## Exercise objective
Copy, from the entries below, each line in which the string "with" appears.
:: Input material ::
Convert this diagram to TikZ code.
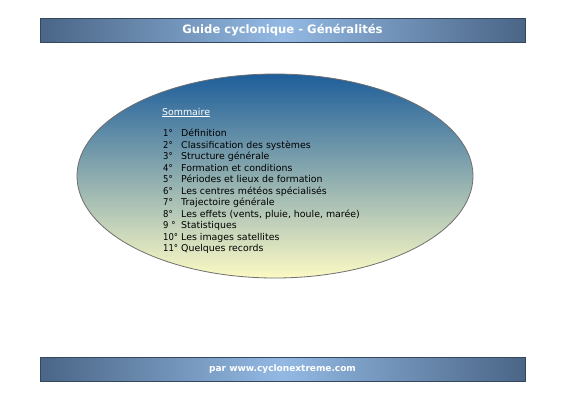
:::
:: Input material ::
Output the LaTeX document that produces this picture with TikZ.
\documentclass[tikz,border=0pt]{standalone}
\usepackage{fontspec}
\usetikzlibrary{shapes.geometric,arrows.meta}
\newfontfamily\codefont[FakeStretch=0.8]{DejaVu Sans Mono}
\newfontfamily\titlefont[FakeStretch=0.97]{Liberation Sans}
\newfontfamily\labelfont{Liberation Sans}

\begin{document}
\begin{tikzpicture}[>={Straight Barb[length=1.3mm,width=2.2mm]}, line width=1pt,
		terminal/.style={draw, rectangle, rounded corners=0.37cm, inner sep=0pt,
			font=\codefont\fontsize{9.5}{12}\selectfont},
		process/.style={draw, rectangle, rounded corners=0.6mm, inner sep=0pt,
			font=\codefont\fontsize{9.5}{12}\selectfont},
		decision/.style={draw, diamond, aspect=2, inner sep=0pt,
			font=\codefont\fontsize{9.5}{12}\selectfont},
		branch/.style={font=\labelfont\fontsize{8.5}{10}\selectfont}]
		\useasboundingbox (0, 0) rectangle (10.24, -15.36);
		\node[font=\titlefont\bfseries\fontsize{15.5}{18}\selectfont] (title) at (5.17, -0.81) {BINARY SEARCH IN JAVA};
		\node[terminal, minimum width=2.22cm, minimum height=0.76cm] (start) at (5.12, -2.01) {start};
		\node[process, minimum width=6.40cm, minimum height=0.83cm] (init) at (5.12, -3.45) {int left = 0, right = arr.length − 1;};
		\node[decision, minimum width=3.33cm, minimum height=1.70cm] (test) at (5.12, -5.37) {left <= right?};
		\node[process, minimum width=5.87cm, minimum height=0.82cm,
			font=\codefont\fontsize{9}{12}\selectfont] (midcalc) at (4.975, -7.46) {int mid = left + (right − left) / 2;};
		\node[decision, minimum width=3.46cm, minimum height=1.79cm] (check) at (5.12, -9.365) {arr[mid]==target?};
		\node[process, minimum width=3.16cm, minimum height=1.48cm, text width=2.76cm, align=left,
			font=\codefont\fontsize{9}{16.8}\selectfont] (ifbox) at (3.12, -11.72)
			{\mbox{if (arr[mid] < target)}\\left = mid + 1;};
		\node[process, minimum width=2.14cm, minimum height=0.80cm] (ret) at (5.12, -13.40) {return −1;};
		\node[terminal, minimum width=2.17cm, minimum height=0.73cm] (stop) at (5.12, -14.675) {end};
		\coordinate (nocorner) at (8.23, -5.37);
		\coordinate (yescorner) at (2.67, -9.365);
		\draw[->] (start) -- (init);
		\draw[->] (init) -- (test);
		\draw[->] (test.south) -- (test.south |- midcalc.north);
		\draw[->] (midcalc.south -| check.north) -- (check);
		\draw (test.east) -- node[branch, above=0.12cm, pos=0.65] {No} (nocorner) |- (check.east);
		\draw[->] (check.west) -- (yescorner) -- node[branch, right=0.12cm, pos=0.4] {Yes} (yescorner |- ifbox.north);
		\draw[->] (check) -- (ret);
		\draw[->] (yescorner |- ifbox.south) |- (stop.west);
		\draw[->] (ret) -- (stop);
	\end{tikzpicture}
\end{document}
:::
:: Input material ::
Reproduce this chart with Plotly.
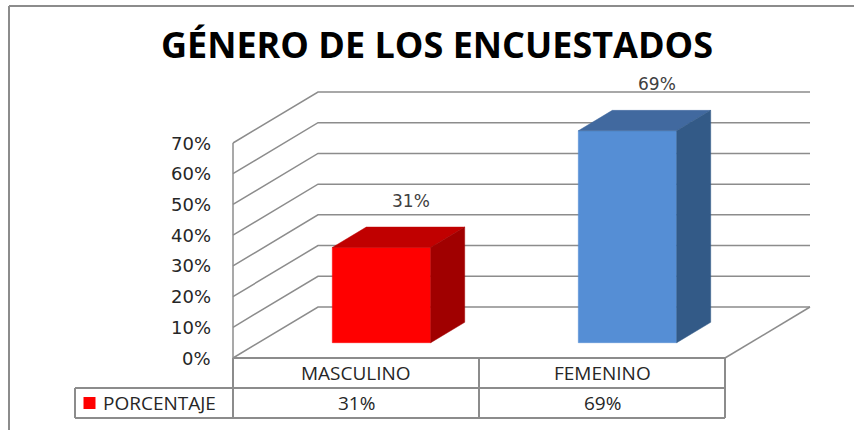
:::
## Solution for this problem
Output the LaTeX document that produces this picture with TikZ.
Reproduce this chart with Plotly.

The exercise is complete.